We have pointed out in previous blog posts that the global economy is really two economic groups of countries, the East and the West. That is not to imply that these two groups are separated and somehow immune from each other’s problems. The world is increasingly globalised (or inter-connected) so that no important country or group of countries can be an ‘economic island’.
The signs are that the shift in economic power from the West to the East may now be accelerating (The Economist, ‘Special Report’, September 24, 2011). One sign of this new order is that the IMF forecasts the global economy will grow by 3.3 percent this year and Asia’s 27 developing countries will contribute almost 60 percent of this global growth projection. Brand Finance, UK (February, 2012) also reports that 135 Asian banks are now placed in the top 500 most valuable banking brands in the world. Within this group of Asian banks, 30 per cent are from Japan, 17 percent China, 16 per cent India and 10 percent are from Korea.
China is now approaching the cross-roads of a change in leadership whose consequences could have a great impact on both the present Chinese economic trajectory and (therefore) the global economy. Significant changes in important Chinese economic policies are likely to have an inevitable, wider global resonance.
In the latter part of this year, the Chinese communist party will cede power to a younger generation. The question that reformers are posing is whether these younger leaders will be a reforming force. The counterfactual is that a booming economy may have weakened the inherent will to reform by leaders of any generation.
The Economist (March 3) notes that reformers have in recent weeks sponsored two reports. Each of these sets out plans for longer-term changes.
The first of these two reports was on February 23 when the People’s Bank of China (China’s Central Bank) published a ten-year timetable for liberalising by stages the Chinese capital markets. This would help prepare the way for opening up China’s property, stock and bond markets. It would also make buying foreign companies easier for Chinese entrepreneurs.
Following this report, there was a rather unusual occurrence associated with the second report. On February 27, the World Bank, together with China’s Development Research Centre (DRC) [a kind of government think-tank], produced a detailed report that set out the logic for reforms to a wide group of policies. The latter ranged from removing constraints to labour mobility to loosening the grip of state-owned firms. The report warned that these reforms are necessary to prevent China moving into a ‘middle-income trap’ characterised by inflation and instability.
It is unusual for China to link itself in a transparent way with the World Bank in such a high-profile and politically sensitive project. Within China, conservatives are very leery of their central bank (regarded by many as a beacon of non-successful Western liberalism).
Recent history is that it is unrealistic to expect a combination of the central bank, the DRC and the World Bank promulgating reforms that the leadership will adopt.
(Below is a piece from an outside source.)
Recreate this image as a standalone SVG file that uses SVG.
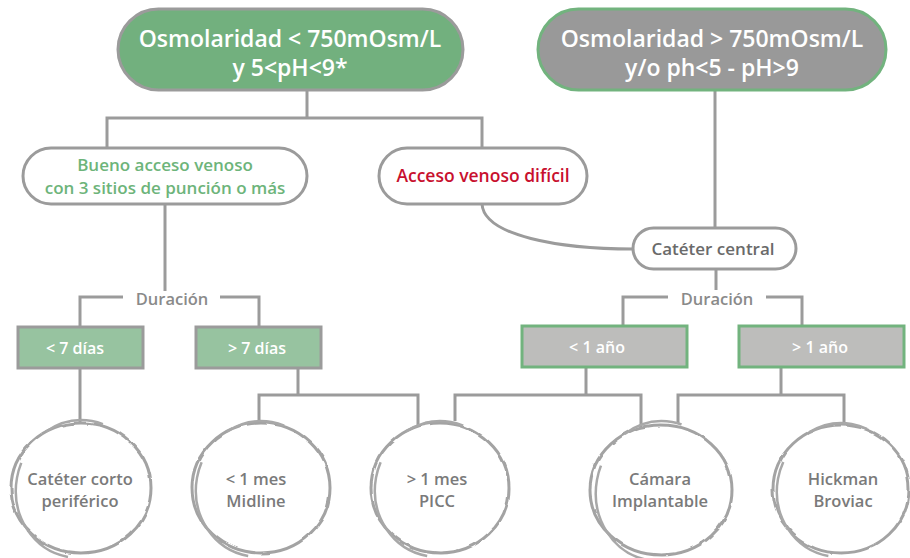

Nevertheless, there are many signs in China that the reformers see the present time as a real opportunity to influence the policies of the incoming leadership. These ‘many signs’ include articles appearing in the Chinese press that argue for faster market reforms.
But there is also a strong realisation that getting these market reforms under way will not be easy. Already the incumbent interests are defending strongly the status quo. It may also be hard this time to motivate the general public in China that further reforms are necessary and desirable. Nevertheless, the reformers are busy and the next few months will be important for both China and the global economy.